Geometric Methods in Machine Learning (Spring 2019)

Introduction [slides]
Notes in progress.
Slides on SVM's
Slides on Metric Learning

Projects (due May 2nd, 2019)

You can choose either of the projects below. You can complete this assignment alone or as a group of two, but I will grade them accordingly (I will have higher expectations for an assignment completed jointly by two students). Please send me, in an email to marcocuturicameto+assignment@gmail.com, a zip file containing your repord in pdf (not a .doc) and code in whatever format (you can send a notebook).

Studying Time Series using Dynamic Time Warping

Download the Sales Transactions Weekly Dataset. You will recover 800 time series of sales of different products with 52 timestamps (one for each week). Alternatively, you can also download any other dataset of your liking, with the same type, i.e. labelled time series, with a few hundreds or thousands of time series of moderate length.

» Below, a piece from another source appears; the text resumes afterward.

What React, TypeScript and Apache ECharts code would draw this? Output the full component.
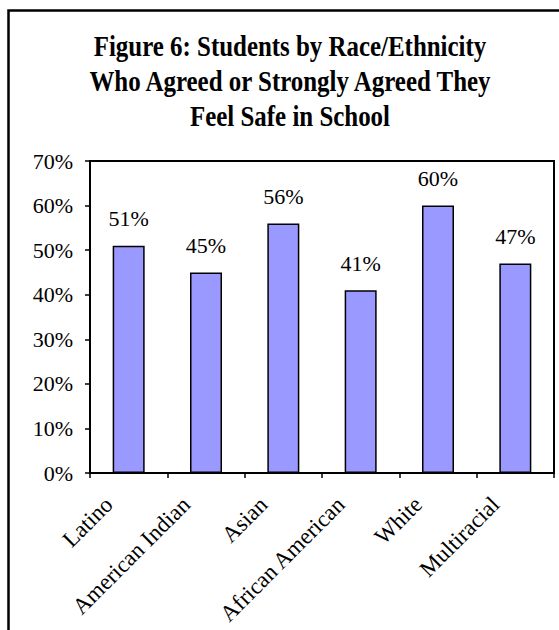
import React, { useEffect, useRef } from "react";
import * as echarts from "echarts";

// Survey results: share of students who agreed or strongly agreed they feel safe in school
const categories = [
  "Latino",
  "American Indian",
  "Asian",
  "African American",
  "White",
  "Multiracial",
];
const safeShares = [51, 45, 56, 41, 60, 47];

const yMin = 0;
const yMax = 70;
const yStep = 10;

const titleLines = [
  "Figure 6: Students by Race/Ethnicity",
  "Who Agreed or Strongly Agreed They",
  "Feel Safe in School",
];

const SERIF = '"Liberation Serif", "Times New Roman", Times, serif';

export default function App() {
  const ref = useRef<HTMLDivElement>(null);

  useEffect(() => {
    if (!ref.current) return;
    const chart = echarts.init(ref.current, null, { renderer: "svg" });

    chart.setOption({
      animation: false,
      backgroundColor: "#ffffff",
      grid: {
        left: 90,
        right: 5,
        top: 161,
        bottom: 157,
        containLabel: false,
        outerBoundsMode: "none",
        show: true,
        borderColor: "#000000",
        borderWidth: 2,
        backgroundColor: "transparent",
      },
      graphic: [
        {
          type: "rect",
          shape: { x: 8.5, y: 10.5, width: 700, height: 800 },
          style: { fill: "none", stroke: "#000000", lineWidth: 2.5 },
          silent: true,
        },
        {
          type: "text",
          x: 290,
          y: 29,
          scaleX: 0.89,
          scaleY: 1.03,
          style: {
            text: titleLines.join("\n"),
            x: 0,
            y: 0,
            align: "center",
            verticalAlign: "top",
            font: `bold 28px ${SERIF}`,
            lineHeight: 34,
            fill: "#000000",
          },
          silent: true,
        },
      ],
      xAxis: {
        type: "category",
        data: categories,
        boundaryGap: true,
        axisLine: { show: true, lineStyle: { color: "#000000", width: 2 } },
        axisTick: {
          show: true,
          length: 5,
          inside: false,
          lineStyle: { color: "#000000", width: 1.5 },
        },
        axisLabel: {
          interval: 0,
          rotate: 45,
          margin: 8,
          padding: [0, 28, 0, 0],
          color: "#000000",
          fontFamily: SERIF,
          fontSize: 23,
        },
        splitLine: { show: false },
      },
      yAxis: {
        type: "value",
        min: yMin,
        max: yMax,
        interval: yStep,
        axisLine: { show: true, lineStyle: { color: "#000000", width: 2 } },
        axisTick: {
          show: true,
          length: 5,
          inside: false,
          lineStyle: { color: "#000000", width: 1.5 },
        },
        axisLabel: {
          margin: 17,
          color: "#000000",
          fontFamily: SERIF,
          fontSize: 22,
          formatter: "{value}%",
        },
        splitLine: { show: false },
      },
      series: [
        {
          type: "bar",
          data: safeShares,
          barWidth: 32,
          itemStyle: {
            color: "#9999ff",
            borderColor: "#000000",
            borderWidth: 1.5,
          },
          label: {
            show: true,
            position: "top",
            distance: 16,
            color: "#000000",
            fontFamily: SERIF,
            fontSize: 22,
            formatter: (p: any) => `${p.value}%`,
          },
        },
      ],
    });

    return () => chart.dispose();
  }, []);

  return (
    <div
      ref={ref}
      style={{
        position: "fixed",
        left: 0,
        top: 0,
        width: 559,
        height: 630,
        background: "#ffffff",
      }}
    />
  );
}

Implement the dynamic time warping distance in your programming language of choice.
Compute the dynamic time warping distance matrix between all 800 instances and try to embed these points in 2 dimensions using Isomap (you should implement it, not use scikitlean or other public implementations). Display these results.
Embed now these points in a higher dimension using still MDS (e.g. 5). Check that the stress you have found is indeed smaller. Use a simple k-means algorithm on these representations to gather these 800 observations in k subgroups (set k as you wish).
In order to visualize representative examples for each class in these samples, we consider time series averaging. We will compute an average for each of the k clusters computed in the previous question. Code to compute such averages is available in R or Python. Plot these averages and compare them with the usual Euclidean averaging you would obtain by simply summing these time-series.

Sinkhorn Emebddings

Read and summarize the findings provided in a recent paper on Sinkhorn embeddings, a nice idea published very recently to visualize datapoints as point clouds. You can use this idea to embed any arbitrary family of datapoints (e.g. that introduced in the question abos) to define a simple MDS type criterion whose aim is to compute point cloud representations in 2D. You need to use backpropagation (e.g. using autograd, tensorflow or pytorch) to achieve this.

Low rank factorization of kernel matrices

Read, summarize the method (not the theorertical guarantees) and implement the approach presented in this paper to carry out low-rank factorization of kernel matrices. Compare the method proposed by the authors with one baseline, the Nyström method, on the ijcnn1 dataset.